Figure scripts:
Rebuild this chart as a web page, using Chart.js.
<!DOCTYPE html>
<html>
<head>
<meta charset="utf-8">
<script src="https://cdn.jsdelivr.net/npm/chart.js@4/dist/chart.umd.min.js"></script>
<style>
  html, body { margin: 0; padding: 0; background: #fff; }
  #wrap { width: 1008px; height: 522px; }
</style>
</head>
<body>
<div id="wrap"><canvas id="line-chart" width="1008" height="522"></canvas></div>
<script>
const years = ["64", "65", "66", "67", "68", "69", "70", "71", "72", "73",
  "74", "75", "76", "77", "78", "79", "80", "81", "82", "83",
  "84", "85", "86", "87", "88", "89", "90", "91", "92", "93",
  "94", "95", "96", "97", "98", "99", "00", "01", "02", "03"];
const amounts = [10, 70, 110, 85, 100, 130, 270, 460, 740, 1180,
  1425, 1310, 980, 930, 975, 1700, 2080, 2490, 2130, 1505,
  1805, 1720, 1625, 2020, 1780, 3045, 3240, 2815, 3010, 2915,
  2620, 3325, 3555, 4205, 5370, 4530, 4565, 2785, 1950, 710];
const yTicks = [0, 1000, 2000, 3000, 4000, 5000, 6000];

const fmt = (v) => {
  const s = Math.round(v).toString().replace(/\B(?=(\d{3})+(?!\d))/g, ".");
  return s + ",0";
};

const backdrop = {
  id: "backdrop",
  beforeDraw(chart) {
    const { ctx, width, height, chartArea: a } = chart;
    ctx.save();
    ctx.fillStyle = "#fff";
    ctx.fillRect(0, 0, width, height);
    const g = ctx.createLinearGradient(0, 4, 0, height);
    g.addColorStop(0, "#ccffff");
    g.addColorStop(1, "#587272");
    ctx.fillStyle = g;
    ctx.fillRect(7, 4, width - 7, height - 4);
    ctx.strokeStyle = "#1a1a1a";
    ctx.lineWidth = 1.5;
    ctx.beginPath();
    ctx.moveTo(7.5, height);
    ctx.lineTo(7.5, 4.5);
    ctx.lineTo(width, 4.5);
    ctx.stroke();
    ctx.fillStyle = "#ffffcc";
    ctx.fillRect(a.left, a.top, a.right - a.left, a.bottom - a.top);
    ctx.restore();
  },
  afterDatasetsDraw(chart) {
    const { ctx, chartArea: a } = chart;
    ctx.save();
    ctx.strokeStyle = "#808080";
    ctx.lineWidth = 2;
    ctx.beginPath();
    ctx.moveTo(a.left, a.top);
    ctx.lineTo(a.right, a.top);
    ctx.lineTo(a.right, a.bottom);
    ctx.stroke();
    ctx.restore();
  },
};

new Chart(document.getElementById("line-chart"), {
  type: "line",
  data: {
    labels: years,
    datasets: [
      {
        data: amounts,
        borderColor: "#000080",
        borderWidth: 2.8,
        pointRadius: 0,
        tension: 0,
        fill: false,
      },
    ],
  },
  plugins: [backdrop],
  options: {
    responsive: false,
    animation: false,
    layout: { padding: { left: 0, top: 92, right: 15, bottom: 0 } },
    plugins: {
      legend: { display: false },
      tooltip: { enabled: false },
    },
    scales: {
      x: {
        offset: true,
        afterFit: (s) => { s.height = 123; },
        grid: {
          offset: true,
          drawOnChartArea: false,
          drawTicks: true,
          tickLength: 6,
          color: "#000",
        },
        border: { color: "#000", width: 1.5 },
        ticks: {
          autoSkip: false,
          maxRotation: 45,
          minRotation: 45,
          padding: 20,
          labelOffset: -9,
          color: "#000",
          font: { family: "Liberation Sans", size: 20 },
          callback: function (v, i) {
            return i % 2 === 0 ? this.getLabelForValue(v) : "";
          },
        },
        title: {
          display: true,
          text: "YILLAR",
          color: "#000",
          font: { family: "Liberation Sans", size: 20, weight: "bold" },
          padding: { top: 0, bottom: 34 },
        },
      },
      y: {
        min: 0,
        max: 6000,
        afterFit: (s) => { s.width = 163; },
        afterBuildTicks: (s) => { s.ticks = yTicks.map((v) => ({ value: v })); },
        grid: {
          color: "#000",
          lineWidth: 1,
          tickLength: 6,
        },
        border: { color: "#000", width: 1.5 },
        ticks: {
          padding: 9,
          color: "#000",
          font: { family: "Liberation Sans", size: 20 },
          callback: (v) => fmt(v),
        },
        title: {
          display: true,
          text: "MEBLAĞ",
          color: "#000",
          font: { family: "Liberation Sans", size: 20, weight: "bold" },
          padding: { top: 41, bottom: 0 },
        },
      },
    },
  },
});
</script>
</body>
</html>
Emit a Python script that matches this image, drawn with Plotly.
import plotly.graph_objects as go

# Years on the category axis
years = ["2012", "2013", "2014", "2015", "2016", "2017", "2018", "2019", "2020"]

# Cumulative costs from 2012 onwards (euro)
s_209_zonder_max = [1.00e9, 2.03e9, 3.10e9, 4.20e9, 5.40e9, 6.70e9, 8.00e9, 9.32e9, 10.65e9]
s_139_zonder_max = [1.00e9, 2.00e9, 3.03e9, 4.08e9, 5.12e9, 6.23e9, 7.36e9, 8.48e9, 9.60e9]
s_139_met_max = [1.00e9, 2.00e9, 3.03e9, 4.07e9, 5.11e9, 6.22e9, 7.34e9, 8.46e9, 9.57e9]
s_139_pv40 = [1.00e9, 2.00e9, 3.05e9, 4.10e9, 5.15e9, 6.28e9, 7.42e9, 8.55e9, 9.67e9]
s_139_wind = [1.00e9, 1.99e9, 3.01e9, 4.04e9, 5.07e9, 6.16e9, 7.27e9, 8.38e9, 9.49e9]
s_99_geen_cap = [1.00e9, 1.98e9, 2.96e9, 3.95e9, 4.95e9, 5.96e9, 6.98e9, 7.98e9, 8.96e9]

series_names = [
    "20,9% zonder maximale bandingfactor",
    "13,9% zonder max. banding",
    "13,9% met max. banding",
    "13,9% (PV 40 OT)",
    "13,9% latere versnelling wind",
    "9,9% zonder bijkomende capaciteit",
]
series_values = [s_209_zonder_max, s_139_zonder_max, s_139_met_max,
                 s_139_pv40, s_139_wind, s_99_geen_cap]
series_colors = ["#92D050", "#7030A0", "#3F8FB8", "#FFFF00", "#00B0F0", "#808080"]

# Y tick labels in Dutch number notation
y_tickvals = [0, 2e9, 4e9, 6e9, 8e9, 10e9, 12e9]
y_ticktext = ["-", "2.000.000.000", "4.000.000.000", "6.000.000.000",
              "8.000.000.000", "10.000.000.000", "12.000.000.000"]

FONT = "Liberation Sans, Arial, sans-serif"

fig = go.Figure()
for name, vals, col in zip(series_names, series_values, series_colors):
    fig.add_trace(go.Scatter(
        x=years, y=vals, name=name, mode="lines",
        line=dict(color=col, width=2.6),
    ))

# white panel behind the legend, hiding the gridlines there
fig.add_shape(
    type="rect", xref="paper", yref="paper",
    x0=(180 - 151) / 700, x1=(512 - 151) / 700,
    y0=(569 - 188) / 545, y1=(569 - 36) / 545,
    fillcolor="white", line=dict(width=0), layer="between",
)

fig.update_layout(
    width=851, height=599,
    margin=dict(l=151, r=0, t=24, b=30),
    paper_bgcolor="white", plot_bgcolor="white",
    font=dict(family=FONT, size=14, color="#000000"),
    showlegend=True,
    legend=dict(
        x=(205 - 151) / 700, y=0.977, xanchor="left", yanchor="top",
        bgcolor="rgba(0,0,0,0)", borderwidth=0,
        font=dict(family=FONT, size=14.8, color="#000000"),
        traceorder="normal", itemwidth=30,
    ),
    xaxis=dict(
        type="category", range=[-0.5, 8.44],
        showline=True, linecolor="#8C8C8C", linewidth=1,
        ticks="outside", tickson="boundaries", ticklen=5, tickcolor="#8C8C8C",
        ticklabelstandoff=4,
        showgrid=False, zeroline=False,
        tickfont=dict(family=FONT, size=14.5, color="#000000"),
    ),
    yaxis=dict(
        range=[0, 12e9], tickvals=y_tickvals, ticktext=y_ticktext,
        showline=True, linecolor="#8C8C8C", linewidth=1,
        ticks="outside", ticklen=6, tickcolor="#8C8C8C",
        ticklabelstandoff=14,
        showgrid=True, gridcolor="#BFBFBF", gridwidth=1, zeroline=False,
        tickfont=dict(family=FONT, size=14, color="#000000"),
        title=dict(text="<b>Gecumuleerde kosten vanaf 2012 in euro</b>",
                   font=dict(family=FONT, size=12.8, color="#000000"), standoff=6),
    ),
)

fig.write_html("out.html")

§ GIVEN REQUEST
Of the entries listed above, reproduce only the lines starting at the line containing "Emit a Python" and ending at the line containing "6.98e9, 7.98e9, 8.96e9]". Include both, exactly as they stand.

§ SOLUTION TO THE PROBLEM
Emit a Python script that matches this image, drawn with Plotly.
import plotly.graph_objects as go

# Years on the category axis
years = ["2012", "2013", "2014", "2015", "2016", "2017", "2018", "2019", "2020"]

# Cumulative costs from 2012 onwards (euro)
s_209_zonder_max = [1.00e9, 2.03e9, 3.10e9, 4.20e9, 5.40e9, 6.70e9, 8.00e9, 9.32e9, 10.65e9]
s_139_zonder_max = [1.00e9, 2.00e9, 3.03e9, 4.08e9, 5.12e9, 6.23e9, 7.36e9, 8.48e9, 9.60e9]
s_139_met_max = [1.00e9, 2.00e9, 3.03e9, 4.07e9, 5.11e9, 6.22e9, 7.34e9, 8.46e9, 9.57e9]
s_139_pv40 = [1.00e9, 2.00e9, 3.05e9, 4.10e9, 5.15e9, 6.28e9, 7.42e9, 8.55e9, 9.67e9]
s_139_wind = [1.00e9, 1.99e9, 3.01e9, 4.04e9, 5.07e9, 6.16e9, 7.27e9, 8.38e9, 9.49e9]
s_99_geen_cap = [1.00e9, 1.98e9, 2.96e9, 3.95e9, 4.95e9, 5.96e9, 6.98e9, 7.98e9, 8.96e9]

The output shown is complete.